The story reaches its emotional peak during a wedding celebration, where Sakthi is distracted and ends up rejecting Shivani. At the same time, Jeyalakshmi, who has to conduct the rituals alone because Ponni’s father is ill, faces her own set of difficulties. The heart of the story is about Ponni's journey to get married, overcoming societal obstacles, and finally gaining the approval of Jeyalakshmi, making for an emotionally charged and powerful ending.

==Cast==
===Main===
- Vaishnavi Sundar as Ponni
- Sabari Nathan as Sakthivel "Sakthi"

===Recurring ===
- Shamitha Shreekumar (2023)/ Sindhujaa Vijii (2023-2024)/ Reehana B (Jul.2024-2025) as Jayalakshmi "Jaya"
- Supergood Kannan as Chandrasekar
- Azhagu (2023)/Vincent Roy (2025) as Muthaiah
- Varun Udhai as Sundaram (Antagonist)
- Janane Prabhu as Bhavani
- Baby Vedhasya as Shivani
- Karthik Sasidharan as Shanmugam
- Sridevi Ashok as Usha (Antagonist turns Protagonist)
- Shiyara Sharmi (2023)/ Jayashri Jue (2023-2024)/ Kadhanayagi Pavithra (Oct.2024-2025) as Vennila (Main Antagonist)
- Tharshika (2023-2024)/ Sanjana Mani (Oct.2024-2025) as Preethi
- Sai Gopi as Muthukaalai (Antagonist)
- K. S. G. Venkatesh as Govindarajan (Antagonist)
- Maaran Chandrasekaran as ACP Kailash Tuyanathan (Antagonist)
- Mohan Vaidya as Thuyanathan (Antagonist)
- Jayashree Binuraj as Vijaya (Antagonist)
- Sethu Subbu as Vaithiyalingam (Antagonist)
- Babitha Jose as Usha's mother
- Sasindhar Pushpalingam as Victor (Antagonist)
- VJ Mohammed Azharuddin as Karthik
- Yuvanraj Nethrun as Moorthy (Antagonist) *died in 2024
- Praveen Devasagayam as Muthukaalai's henchman (Antagonist)

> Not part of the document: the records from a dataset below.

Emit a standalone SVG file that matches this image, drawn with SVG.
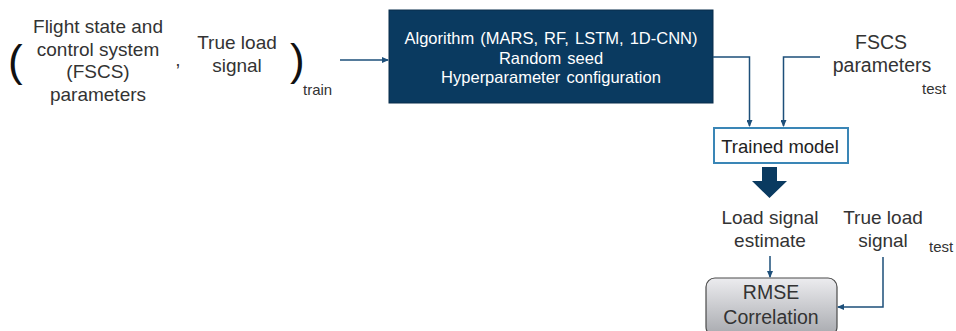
<svg xmlns="http://www.w3.org/2000/svg" width="956" height="331" viewBox="0 0 956 331">
<style>
.t{font-family:"Liberation Sans",Arial,sans-serif;fill:#333;text-anchor:middle}
.w{font-family:"Liberation Sans",Arial,sans-serif;fill:#fff;text-anchor:middle;font-size:16.5px;word-spacing:1.5px}
.s{font-family:"Liberation Sans",Arial,sans-serif;fill:#333;font-size:15px}
.c{fill:none;stroke:#1d4f7a;stroke-width:1.5}
</style>
<defs>
<marker id="ah" markerWidth="7" markerHeight="6" refX="6" refY="3" orient="auto" markerUnits="userSpaceOnUse">
<path d="M0,0 L7,3 L0,6 Z" fill="#1d4f7a"/>
</marker>
<linearGradient id="g" x1="0" y1="0" x2="0" y2="1">
<stop offset="0" stop-color="#ececef"/>
<stop offset="1" stop-color="#a7a9ae"/>
</linearGradient>
</defs>
<rect width="956" height="331" fill="#fff"/>
<g id="train-input">
<text class="t" x="8" y="76" style="text-anchor:start;font-size:44px;fill:#111">(</text>
<text class="t" x="98" y="33" font-size="19">Flight state and</text>
<text class="t" x="98" y="56" font-size="19">control system</text>
<text class="t" x="98" y="78" font-size="19">(FSCS)</text>
<text class="t" x="98" y="101" font-size="19">parameters</text>
<text class="t" x="178" y="66" font-size="19">,</text>
<text class="t" x="237" y="49" font-size="19">True load</text>
<text class="t" x="237" y="72" font-size="19">signal</text>
<text class="t" x="290" y="75" style="text-anchor:start;font-size:44px;fill:#111">)</text>
<text class="s" x="303" y="95">train</text>
</g>
<g id="algorithm">
<rect x="389" y="10" width="324" height="93" fill="#0a3a60" stroke="#082c4a" stroke-width="1"/>
<text class="w" x="551" y="44">Algorithm (MARS, RF, LSTM, 1D-CNN)</text>
<text class="w" x="551" y="63.5">Random seed</text>
<text class="w" x="551" y="83">Hyperparameter configuration</text>
</g>
<g id="fscs-test">
<text class="t" x="881" y="49" font-size="19.5">FSCS</text>
<text class="t" x="882" y="72" font-size="19.5">parameters</text>
<text class="s" x="922" y="94">test</text>
</g>
<g id="trained-model">
<rect x="714" y="128" width="134" height="35" fill="#fff" stroke="#3a86b6" stroke-width="2"/>
<text class="t" x="780" y="153" font-size="18.5" style="fill:#222">Trained model</text>
</g>
<g id="big-arrow">
<path d="M762,167 H777 V181 H787 L769.5,198 L752,181 H762 Z" fill="#0a3a60"/>
</g>
<g id="load-estimate">
<text class="t" x="770" y="224" font-size="19">Load signal</text>
<text class="t" x="770" y="247" font-size="19">estimate</text>
</g>
<g id="true-load-test">
<text class="t" x="883" y="224" font-size="19">True load</text>
<text class="t" x="883" y="247" font-size="19">signal</text>
<text class="s" x="929" y="252">test</text>
</g>
<g id="metrics">
<rect x="706" y="278" width="131" height="58" rx="9" fill="url(#g)" stroke="#4a4a4a" stroke-width="1.2"/>
<text class="t" x="771" y="299" font-size="19.5">RMSE</text>
<text class="t" x="771" y="324" font-size="19.5">Correlation</text>
</g>
<g id="connectors">
<path class="c" d="M340,60 H388" marker-end="url(#ah)"/>
<path class="c" d="M713,57 H749.5 V126" marker-end="url(#ah)"/>
<path class="c" d="M820,57 H783.5 V126" marker-end="url(#ah)"/>
<path class="c" d="M770,256 V277" marker-end="url(#ah)"/>
<path class="c" d="M883,257 V307 H838" marker-end="url(#ah)"/>
</g>
</svg>
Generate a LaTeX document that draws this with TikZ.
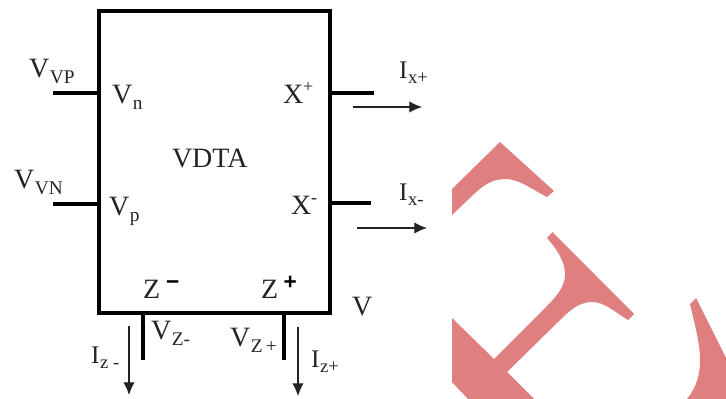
\documentclass[tikz,border=0pt]{standalone}
\usepackage{fontspec}
\setmainfont{Liberation Serif}
\newfontfamily\heavysign{Liberation Sans}
\usetikzlibrary{arrows.meta}
\definecolor{pinkmark}{RGB}{223,127,127}
\definecolor{inkgray}{RGB}{35,35,35}
\tikzset{
  x=0.75pt,y=-0.75pt,
  lab/.style={anchor=base west,inner sep=0pt,outer sep=0pt,text=inkgray,font=\fontsize{21pt}{22pt}\selectfont},
  smalllab/.style={lab,font=\fontsize{19pt}{20pt}\selectfont},
  signlab/.style={lab,text=black,font=\fontsize{17pt}{18pt}\heavysign\bfseries\selectfont},
  heavy/.style={line width=3pt,black},
  flow/.style={line width=0.9pt,inkgray,-{Latex[length=9.5pt,width=8.5pt]}}
}
\newcommand{\Sb}[1]{\kern0.5pt\raisebox{-4pt}{\fontsize{14.5pt}{15pt}\selectfont #1}}
\newcommand{\Ss}[1]{\kern0.5pt\raisebox{-3.6pt}{\fontsize{14pt}{15pt}\selectfont #1}}
\begin{document}
\begin{tikzpicture}
\useasboundingbox (0,0) rectangle (726,399);
% watermark fragments
\fill[pinkmark] (452,189) -- (500,142) -- (554,191) -- (547,197)
  .. controls (530,188) and (518,179) .. (506,179)
  .. controls (490,179) and (482,187) .. (474,194) -- (452,215) -- cycle;
\fill[pinkmark] (552.5,232) -- (634,314) -- (628,320)
  .. controls (612,310) and (604,302) .. (592,302)
  .. controls (578,302) and (568,312) .. (558,322)
  -- (507,372) -- (534,399) -- (468,399) -- (452,382) -- (452,318) -- (494,359) -- (546,307)
  .. controls (556,297) and (565,287) .. (565,274)
  .. controls (565,260) and (555,247) .. (547,238) -- cycle;
\fill[pinkmark] (696,298) -- (726,358) -- (726,399) -- (687,399)
  .. controls (696,388) and (700,376) .. (700,360)
  .. controls (700,342) and (694,322) .. (690,304) -- cycle;
% block
\node[draw=black,line width=3pt,outer sep=0pt,minimum width=173.25pt,minimum height=226.5pt,inner sep=0pt,anchor=north west] (box) at (99,11) {};
% terminals
\coordinate (vpEnd) at (53,93);
\coordinate (vnEnd) at (53,204.5);
\coordinate (xpEnd) at (373.5,93);
\coordinate (xnEnd) at (370.5,203);
\coordinate (zmEnd) at (143,360);
\coordinate (zpEnd) at (284,360);
\draw[heavy] (vpEnd) -- (vpEnd -| box.west);
\draw[heavy] (vnEnd) -- (vnEnd -| box.west);
\draw[heavy] (xpEnd) -- (xpEnd -| box.east);
\draw[heavy] (xnEnd) -- (xnEnd -| box.east);
\draw[heavy] (zmEnd) -- (zmEnd |- box.south);
\draw[heavy] (zpEnd) -- (zpEnd |- box.south);
% current arrows
\coordinate (a1s) at (353,107); \coordinate (a1e) at (422,107);
\coordinate (a2s) at (357,228); \coordinate (a2e) at (427,228);
\coordinate (a3s) at (129,326); \coordinate (a3e) at (129,395);
\coordinate (a4s) at (298,327); \coordinate (a4e) at (298,396);
\draw[flow] (a1s) -- (a1e);
\draw[flow] (a2s) -- (a2e);
\draw[flow] (a3s) -- (a3e);
\draw[flow] (a4s) -- (a4e);
% labels
\node[lab] (t1) at (29,78) {V\Sb{VP}};
\node[lab] (t2) at (112,104) {V\Sb{n}};
\node[lab] (t3) at (14,189) {V\Sb{VN}};
\node[lab] (t4) at (109,216) {V\Sb{p}};
\node[lab] (t5) at (172,168) {VDTA};
\node[lab] (t6) at (283,104) {X\raisebox{8.5pt}{\fontsize{13.5pt}{14pt}\selectfont +}};
\node[lab] (t7) at (291,215) {X\raisebox{8.5pt}{\fontsize{13.5pt}{14pt}\selectfont -}};
\node[smalllab] (t8) at (399,79) {I\Ss{x+}};
\node[smalllab] (t9) at (399,201) {I\Ss{x-}};
\node[lab] (t10) at (143,299) {Z};
\node[signlab] (t11) at (166,290) {−};
\node[lab] (t12) at (261,299) {Z};
\node[signlab] (t13) at (283.5,290) {+};
\node[lab] (t14) at (352,316) {V};
\node[lab] (t15) at (151,340) {V\Sb{Z-}};
\node[lab] (t16) at (230,347) {V\Sb{Z\,+}};
\node[smalllab] (t17) at (91,364) {I\Ss{z -}};
\node[smalllab] (t18) at (311,368) {I\Ss{z+}};
\end{tikzpicture}
\end{document}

=== Special appearances ===
- Vetri Vasanth as Muthu (2024).
- Gomathi Priya as Meena, (2024).
- Meera Krishna as Rajaamani Ponni's mother (dead, photogenic appearance)

==Production==
===Casting===
Vaishu Sundar was cast as Ponni by making this her first lead role. Initially, Sameer Ahamathu was chosen to play male leads but he declined, as he got an offer to act in Modhalum Kaadhalum. Later, Sabari Nathan plays the male lead alongside her. Shamitha Shreekumar was selected to portray the role of Jayalakshmi (Sakthivel's mother) who played an Main role, but in November 2023 she quit the series, and it was replaced by Actress Sindhu. It also marks Shamitha Shreekumar, who was last seen in Mouna Raagam season 1 on the same channel, was cast after a lengthy absence. However In 2 July 2024, Sindhu was replaced by Reehana who was cast to play the role of Jayalakshmi.

In October 2023, Shiyara Sharmi was replaced by Jayashri Jue who was cast to play the role of Vennila. In 26 January 2024, actor Vetri Vasanth was cast as special Appearances. In June 2024, singer and actor Mohan Vaidya was cast as Thuyanathan in special Appearances. In same month, anchor Azhar was cast as Karthik.

==Release==
It began airing on Star Vijay starting 27 March 2023, replacing Namma Veetu Ponnu.